[Extracted records]

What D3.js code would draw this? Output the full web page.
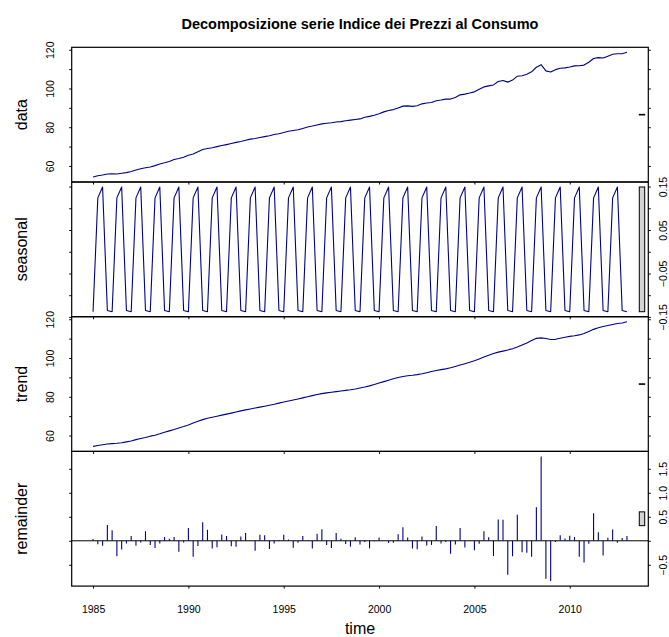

...

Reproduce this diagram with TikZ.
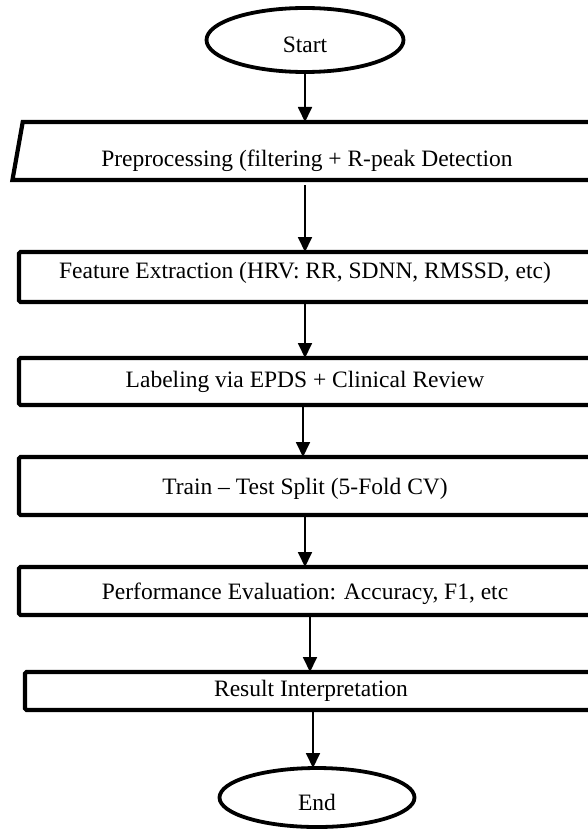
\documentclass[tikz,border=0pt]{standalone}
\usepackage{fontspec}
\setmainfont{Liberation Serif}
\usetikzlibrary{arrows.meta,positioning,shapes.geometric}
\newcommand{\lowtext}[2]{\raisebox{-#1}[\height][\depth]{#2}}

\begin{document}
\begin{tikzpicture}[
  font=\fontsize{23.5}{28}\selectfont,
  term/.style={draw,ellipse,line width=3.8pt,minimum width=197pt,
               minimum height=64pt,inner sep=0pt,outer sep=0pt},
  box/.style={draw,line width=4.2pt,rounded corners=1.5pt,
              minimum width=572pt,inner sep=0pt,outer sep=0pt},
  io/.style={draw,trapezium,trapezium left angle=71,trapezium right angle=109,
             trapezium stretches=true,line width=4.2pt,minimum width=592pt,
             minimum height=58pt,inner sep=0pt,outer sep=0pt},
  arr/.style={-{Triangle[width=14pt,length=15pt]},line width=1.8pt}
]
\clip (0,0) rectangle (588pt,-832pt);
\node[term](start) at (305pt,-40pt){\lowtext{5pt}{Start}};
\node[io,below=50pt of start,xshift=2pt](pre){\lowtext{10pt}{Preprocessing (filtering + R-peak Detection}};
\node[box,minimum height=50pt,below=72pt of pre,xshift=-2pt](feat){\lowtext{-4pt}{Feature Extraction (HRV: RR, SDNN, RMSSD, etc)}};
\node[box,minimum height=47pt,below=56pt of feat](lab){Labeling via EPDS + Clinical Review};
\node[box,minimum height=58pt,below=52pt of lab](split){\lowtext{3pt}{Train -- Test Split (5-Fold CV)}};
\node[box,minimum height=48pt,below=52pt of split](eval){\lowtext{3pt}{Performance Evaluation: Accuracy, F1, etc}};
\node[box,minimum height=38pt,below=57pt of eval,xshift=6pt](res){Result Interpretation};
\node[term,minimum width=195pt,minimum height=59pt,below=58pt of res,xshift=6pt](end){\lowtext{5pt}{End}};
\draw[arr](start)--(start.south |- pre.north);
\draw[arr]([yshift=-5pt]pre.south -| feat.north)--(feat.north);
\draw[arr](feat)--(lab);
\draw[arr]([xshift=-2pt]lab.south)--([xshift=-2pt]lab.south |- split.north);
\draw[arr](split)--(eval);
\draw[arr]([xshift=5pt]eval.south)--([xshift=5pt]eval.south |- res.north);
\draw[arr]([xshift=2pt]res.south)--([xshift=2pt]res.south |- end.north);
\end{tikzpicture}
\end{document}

[Work instructions] Across the material above, count every line holding "this" and write down only the number.

[Solution to the exercise] 2